Most bookkeeping systems make things like issuing invoices, paying bills, and finding specific transactions super simple. Some bookkeeping software even allows you to automate a lot of these things.
Bookkeeping services are not only a good time saver, but significantly reduce the chance of mistakes. I mean let’s face it, we all make mistakes and sometimes it’s just not worth it to take the risk, especially when you’re a bookkeeping newbie.
Do you need a bookkeeper?
If your business is just starting out or is relatively small, you might not need a bookkeeper especially if you are using bookkeeping software. But as your business grows, you might want to consider hiring a bookkeeper.
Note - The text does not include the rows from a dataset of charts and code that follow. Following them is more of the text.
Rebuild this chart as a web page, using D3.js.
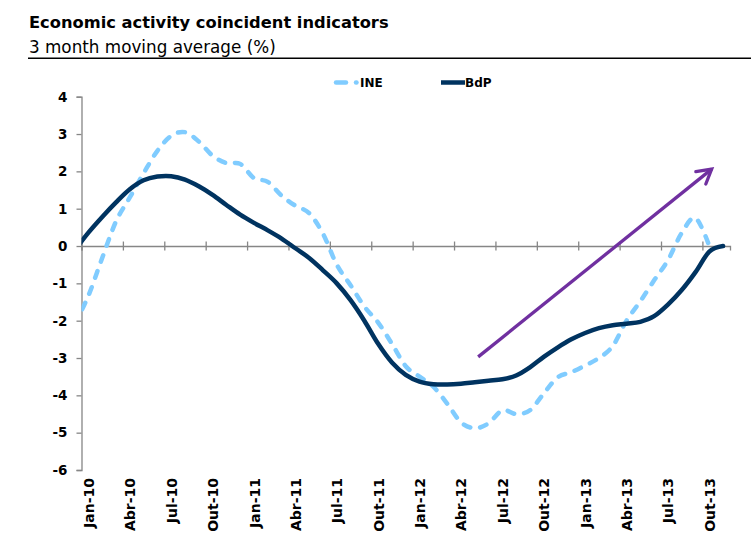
<!DOCTYPE html>
<html>
<head>
<meta charset="utf-8">
<script src="https://cdn.jsdelivr.net/npm/d3@7"></script>
<style>
  body { margin: 0; background: #fff; }
  svg { display: block; font-family: "DejaVu Sans", Verdana, sans-serif; }
</style>
</head>
<body>
<svg id="chart" width="751" height="534"></svg>
<script>
// months Dez-09 .. Nov-13 (Dez-09 only shows as the clipped start of the lines)
const monthNames = ["Jan", "Fev", "Mar", "Abr", "Mai", "Jun", "Jul", "Ago", "Set", "Out", "Nov", "Dez"];
const months = ["Dez-09"];
[10, 11, 12, 13].forEach(yr => monthNames.forEach((m, i) => {
  if (yr === 13 && i > 10) return;
  months.push(m + "-" + yr);
}));

const ine = [
  -2.1,
  -1.33, -0.32, 0.66, 1.3, 1.95, 2.55, 2.95, 3.05, 2.8, 2.42, 2.22, 2.2,
  1.82, 1.72, 1.35, 1.08, 0.88, 0.33, -0.5, -1.05, -1.62, -2.05, -2.62, -3.22,
  -3.5, -3.77, -4.22, -4.72, -4.88, -4.75, -4.4, -4.5, -4.4, -3.95, -3.52, -3.38,
  -3.2, -3.0, -2.68, -2.0, -1.48, -0.92, -0.38, 0.35, 0.75, 0.0, null
];
const bdp = [
  -0.12,
  0.36, 0.78, 1.17, 1.52, 1.76, 1.86, 1.87, 1.78, 1.6, 1.37, 1.1, 0.84,
  0.62, 0.42, 0.2, -0.06, -0.32, -0.65, -1.0, -1.45, -2.0, -2.62, -3.12, -3.45,
  -3.63, -3.7, -3.71, -3.69, -3.65, -3.61, -3.57, -3.47, -3.25, -2.97, -2.72, -2.5,
  -2.33, -2.2, -2.12, -2.08, -2.03, -1.88, -1.57, -1.18, -0.7, -0.15, 0.0
];
const yTicks = [4, 3, 2, 1, 0, -1, -2, -3, -4, -5, -6];
const labelIdx = d3.range(1, 47, 3);          // Jan-10, Abr-10, ... Out-13
const tickIdx = d3.range(0.5, 46, 3);         // category boundaries every quarter
// trend arrow, in (month index, value)
const arrowFrom = [29.25, -2.97];
const arrowTo = [46.17, 2.06];

const svg = d3.select("#chart");
const m = { left: 81.5, right: 730, top: 96.7, bottom: 470 };

const x = d3.scaleLinear().domain([0.5, 47.5]).range([m.left, m.right]);
const y = d3.scaleLinear().domain([-6, 4]).range([m.bottom, m.top]);

// title
svg.append("text")
  .attr("x", 29).attr("y", 28)
  .attr("font-size", 16.3).attr("font-weight", "bold")
  .text("Economic activity coincident indicators");
svg.append("text")
  .attr("x", 29).attr("y", 53)
  .attr("font-size", 16.8)
  .text("3 month moving average (%)");
svg.append("line")
  .attr("x1", 28).attr("x2", 751).attr("y1", 58.3).attr("y2", 58.3)
  .attr("stroke", "#000").attr("stroke-width", 1.6);

// y axis
const gy = svg.append("g")
  .attr("transform", `translate(${m.left},0)`)
  .call(d3.axisLeft(y).tickValues(yTicks).tickSize(5).tickPadding(9).tickFormat(d => String(d)));
gy.select(".domain").attr("stroke", "#868686").attr("stroke-width", 1.3);
gy.selectAll(".tick line").attr("stroke", "#868686").attr("stroke-width", 1.3);
gy.selectAll(".tick text")
  .attr("font-family", "DejaVu Sans, sans-serif")
  .attr("font-size", 13.5).attr("font-weight", "bold").attr("fill", "#000");

// x axis at zero, cross ticks
const gx = svg.append("g")
  .attr("transform", `translate(0,${y(0)})`)
  .call(d3.axisBottom(x).tickValues(tickIdx).tickSizeOuter(0).tickSize(4.5).tickFormat(""));
gx.select(".domain").attr("stroke", "#868686").attr("stroke-width", 1.3);
gx.selectAll(".tick line").attr("y1", -4.5).attr("stroke", "#868686").attr("stroke-width", 1.3);

// x labels along the bottom
const gl = svg.append("g")
  .attr("transform", `translate(0,${m.bottom})`)
  .call(d3.axisBottom(x).tickValues(labelIdx).tickSize(0).tickFormat(i => months[i]));
gl.select(".domain").remove();
gl.selectAll(".tick text")
  .attr("transform", "rotate(-90)")
  .attr("x", -8).attr("y", 0).attr("dy", "0.36em")
  .attr("text-anchor", "end")
  .attr("font-family", "DejaVu Sans, sans-serif")
  .attr("font-size", 14).attr("font-weight", "bold").attr("fill", "#000");

// lines
svg.append("clipPath").attr("id", "plot")
  .append("rect").attr("x", m.left).attr("y", m.top - 10)
  .attr("width", m.right - m.left + 10).attr("height", m.bottom - m.top + 20);

const line = d3.line()
  .defined(d => d != null)
  .x((d, i) => x(i))
  .y(d => y(d))
  .curve(d3.curveCardinal);

const lines = svg.append("g").attr("clip-path", "url(#plot)");
lines.append("path")
  .datum(ine)
  .attr("fill", "none")
  .attr("stroke", "#80CCFF")
  .attr("stroke-width", 4.5)
  .attr("stroke-linecap", "round")
  .attr("stroke-dasharray", "7,10")
  .attr("d", line);
lines.append("path")
  .datum(bdp)
  .attr("fill", "none")
  .attr("stroke", "#003360")
  .attr("stroke-width", 4.5)
  .attr("stroke-linecap", "round")
  .attr("d", line);

// arrow
const ax1 = x(arrowFrom[0]), ay1 = y(arrowFrom[1]);
const ax2 = x(arrowTo[0]), ay2 = y(arrowTo[1]);
const ang = Math.atan2(ay2 - ay1, ax2 - ax1);
const head = 16, spread = 0.52;
svg.append("line")
  .attr("x1", ax1).attr("y1", ay1).attr("x2", ax2).attr("y2", ay2)
  .attr("stroke", "#7030A0").attr("stroke-width", 3.3);
svg.append("path")
  .attr("d", `M${ax2 - head * Math.cos(ang - spread)},${ay2 - head * Math.sin(ang - spread)}` +
    `L${ax2},${ay2}` +
    `L${ax2 - head * Math.cos(ang + spread)},${ay2 - head * Math.sin(ang + spread)}`)
  .attr("fill", "none").attr("stroke", "#7030A0").attr("stroke-width", 3.3)
  .attr("stroke-linecap", "round").attr("stroke-linejoin", "miter");

// legend
const legend = svg.append("g").attr("font-size", 12).attr("font-weight", "bold");
legend.append("line")
  .attr("x1", 336).attr("x2", 346).attr("y1", 82.5).attr("y2", 82.5)
  .attr("stroke", "#80CCFF").attr("stroke-width", 4.5).attr("stroke-linecap", "round");
legend.append("line")
  .attr("x1", 356).attr("x2", 356.5).attr("y1", 82.5).attr("y2", 82.5)
  .attr("stroke", "#80CCFF").attr("stroke-width", 4.5).attr("stroke-linecap", "round");
legend.append("text").attr("x", 360).attr("y", 87).text("INE");
legend.append("line")
  .attr("x1", 441).attr("x2", 465).attr("y1", 82.5).attr("y2", 82.5)
  .attr("stroke", "#003360").attr("stroke-width", 4.5);
legend.append("text").attr("x", 465).attr("y", 87).text("BdP");
</script>
</body>
</html>
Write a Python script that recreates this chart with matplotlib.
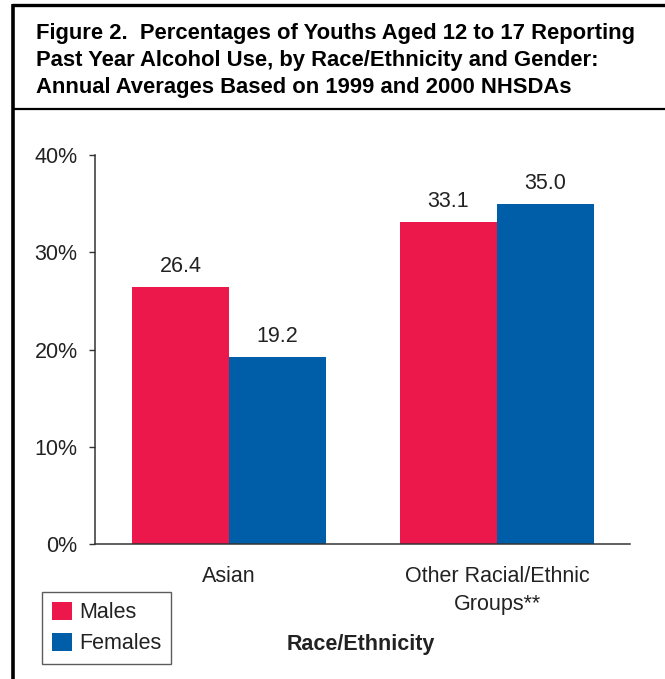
import matplotlib
matplotlib.use("Agg")
import matplotlib.pyplot as plt
from matplotlib.patches import Patch
from matplotlib.lines import Line2D
import numpy as np

plt.rcParams['font.family'] = ['Liberation Sans', 'DejaVu Sans']

# Data
categories = ["Asian", "Other Racial/Ethnic\nGroups**"]
series_names = ["Males", "Females"]
males = [26.4, 33.1]
females = [19.2, 35.0]
y_ticks = [0, 10, 20, 30, 40]
y_tick_labels = ["0%", "10%", "20%", "30%", "40%"]

title_lines = [
    "Figure 2.  Percentages of Youths Aged 12 to 17 Reporting",
    "Past Year Alcohol Use, by Race/Ethnicity and Gender:",
    "Annual Averages Based on 1999 and 2000 NHSDAs",
]
x_title = "Race/Ethnicity"

RED = "#EC184B"
BLUE = "#005EA8"
TXT = "#222222"
FS = 15.5

W, H = 665, 679
fig = plt.figure(figsize=(W / 100, H / 100), dpi=100)


def fx(px):
    return px / W


def fy(py):
    return 1 - py / H


# Frame around the figure panel and the title divider
frame_kw = dict(color="black", transform=fig.transFigure, solid_capstyle="butt")
fig.add_artist(Line2D([fx(13), fx(13)], [fy(4), 0], lw=2.6, **frame_kw))
fig.add_artist(Line2D([fx(12), 1], [fy(5), fy(5)], lw=2.4, **frame_kw))
fig.add_artist(Line2D([fx(12), 1], [fy(108.5), fy(108.5)], lw=1.6, **frame_kw))

# Title
for i, line in enumerate(title_lines):
    fig.text(fx(36), fy(39 + i * 27), line, fontsize=15.8, fontweight="bold",
             color="black", va="baseline", ha="left")

# Plot area
ax = fig.add_axes([fx(95), fy(544), fx(630) - fx(95), fy(155) - fy(544)])
gap = 2.76
x = np.arange(len(categories)) * gap
bw = 1.0
bm = ax.bar(x - bw / 2, males, bw, color=RED, label=series_names[0])
bf = ax.bar(x + bw / 2, females, bw, color=BLUE, label=series_names[1])

ax.set_xlim(x[0] - 1.38, x[-1] + 1.37)
ax.set_ylim(0, 40)
ax.set_yticks(y_ticks)
ax.set_yticklabels(y_tick_labels, fontsize=FS, color=TXT)
ax.tick_params(axis="y", direction="out", length=4.5, width=1, color="#333333", pad=8)
ax.set_xticks([])
for s in ["top", "right"]:
    ax.spines[s].set_visible(False)
for s in ["left", "bottom"]:
    ax.spines[s].set_color("#333333")
    ax.spines[s].set_linewidth(1.1)

# Value labels above bars
for bars, vals in ((bm, males), (bf, females)):
    for b, v in zip(bars, vals):
        ax.annotate(f"{v:.1f}", (b.get_x() + b.get_width() / 2, v),
                    xytext=(0, 10.8), textcoords="offset points",
                    ha="center", va="baseline", fontsize=FS, color=TXT)

# Category labels below the axis, one line at a time
for xi, cat in zip(x, categories):
    for j, part in enumerate(cat.split("\n")):
        ax.annotate(part, (xi, 0), xytext=(0, -27.4 - j * 20.2),
                    textcoords="offset points", ha="center", va="baseline",
                    fontsize=FS, color=TXT, annotation_clip=False)

fig.text(fx(361), fy(650), x_title, fontsize=FS, fontweight="bold",
         color=TXT, ha="center", va="baseline")

# Legend
handles = [Patch(facecolor=RED, edgecolor="none"), Patch(facecolor=BLUE, edgecolor="none")]
leg = fig.legend(handles, series_names, loc="upper left",
                 bbox_to_anchor=(fx(42), fy(592)), fontsize=FS,
                 frameon=True, fancybox=False, handlelength=0.93, handleheight=0.93,
                 handletextpad=0.35, labelspacing=0.45, borderpad=0.45,
                 borderaxespad=0)
leg.get_frame().set_edgecolor("#333333")
leg.get_frame().set_linewidth(1.0)
for t in leg.get_texts():
    t.set_color(TXT)

fig.savefig("out.png", dpi=100)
Bookkeepers and bookkeeping companies are great for business owners who don’t have adequate time to dedicate to updating the books.
If your business is relatively small but finances are not your strong suit, and hiring a bookkeeper will help save you unnecessary stress, go for it!
Bookkeeping is not that bad
Bookkeeping might seem scary at first, but when you break it down it’s not that bad. So long as you stay organized and consistent with your reporting you should have nothing to worry about.
As a business owner, big or small, it is important to know what is going on in your company financially, which is why understanding bookkeeping basics is a must. That being said, it is nice to know that there are bookkeeping companies to help take the load off if it gets too heavy.